University of Twente researcher Michael Ying Yang has developed a groundbreaking method for generating realistic and coherent images from textual prompts using AI. The new approach, called ReITR, focuses on creating scene graphs, which are crucial for enhancing AI’s understanding of visual relationships between objects, the university writes in a press release.
This innovative one-stage method predicts subjects, objects, and their relationships simultaneously, significantly reducing processing time compared to traditional two-stage approaches. The research, published in the scientific journal IEEE T-PAMI, promises to improve image generation, as well as the perception of autonomous vehicles and robots.
- ReITR (Relation Transformer for Scene Graph Generation) generates realistic and coherent images from textual prompts using AI.
- ReITR focuses on creating scene graphs, which enhance AI’s understanding of visual relationships between objects and significantly reduces processing time compared to traditional two-stage approaches.
A Leap Forward in Scene Understanding
Artificial intelligence has made significant strides in generating images from textual prompts, but most generative AI models excel at creating images of single objects rather than complete scenes. Humans, on the other hand, are adept at defining relationships between objects, such as understanding that a chair is on the floor or a dog is walking on the street. To bridge this gap, Yang, an assistant professor at the Scene Understanding Group of the Faculty of Geo-Information Science and Earth Observation (ITC), developed a novel method called ReITR (Relation Transformer for Scene Graph Generation).
This new approach constructs scene graphs from images, serving as blueprints for generating realistic and coherent images. By improving AI’s ability to detect and understand visual relationships between objects, ReITR not only enhances image generation but also aids the perception of autonomous vehicles and robots, which require accurate scene understanding to navigate and interact with their surroundings.
One-Stage Method for Faster Processing
Traditional methods for graphing a semantic understanding of an image use a two-stage approach, which is slow and inefficient. The first stage maps all objects in a scene, while the second stage employs a specific neural network to go through all possible connections and label them with the correct relationship. However, the number of connections this method has to process increases exponentially with the number of objects, making it time-consuming.
ReITR, on the other hand, takes just a single step to achieve the same goal. It automatically predicts subjects, objects, and their relationships at the same time, drastically reducing processing time. ReITR’s model examines the visual features of objects in a scene and focuses on the most relevant details for determining their relationships. It highlights essential areas where objects interact or relate to each other, using these techniques and relatively little training data to identify the most crucial relationships between different objects. The model then generates a description of how the objects are connected.
Practical Applications and Future Developments
ReITR’s advancements in scene understanding have the potential to impact various fields and applications. For instance, the breakthrough could benefit autonomous vehicles and robots, which rely on accurate scene understanding and object recognition to navigate and make decisions. Moreover, ReITR’s ability to generate realistic and coherent images from textual prompts could find applications in computer graphics, virtual and augmented reality, and even video game design.

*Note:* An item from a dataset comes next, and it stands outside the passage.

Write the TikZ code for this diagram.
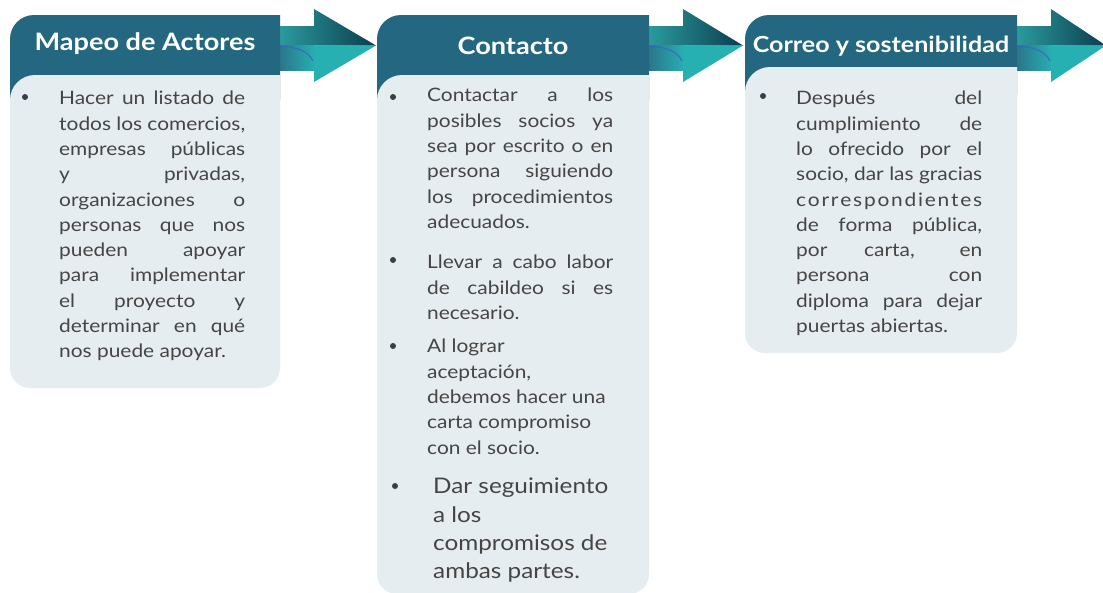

While ReITR represents a significant step forward, it is part of a broader landscape of research into AI’s ability to process 3D data and understand scenes. For example, Google Research’s TensorFlow 3D library is designed to bring 3D deep learning capabilities into TensorFlow, enabling scene understanding technology for machine learning systems like autonomous cars and robots. As research continues to advance in this field, we can expect further innovations and applications that harness AI’s potential for image generation and scene understanding.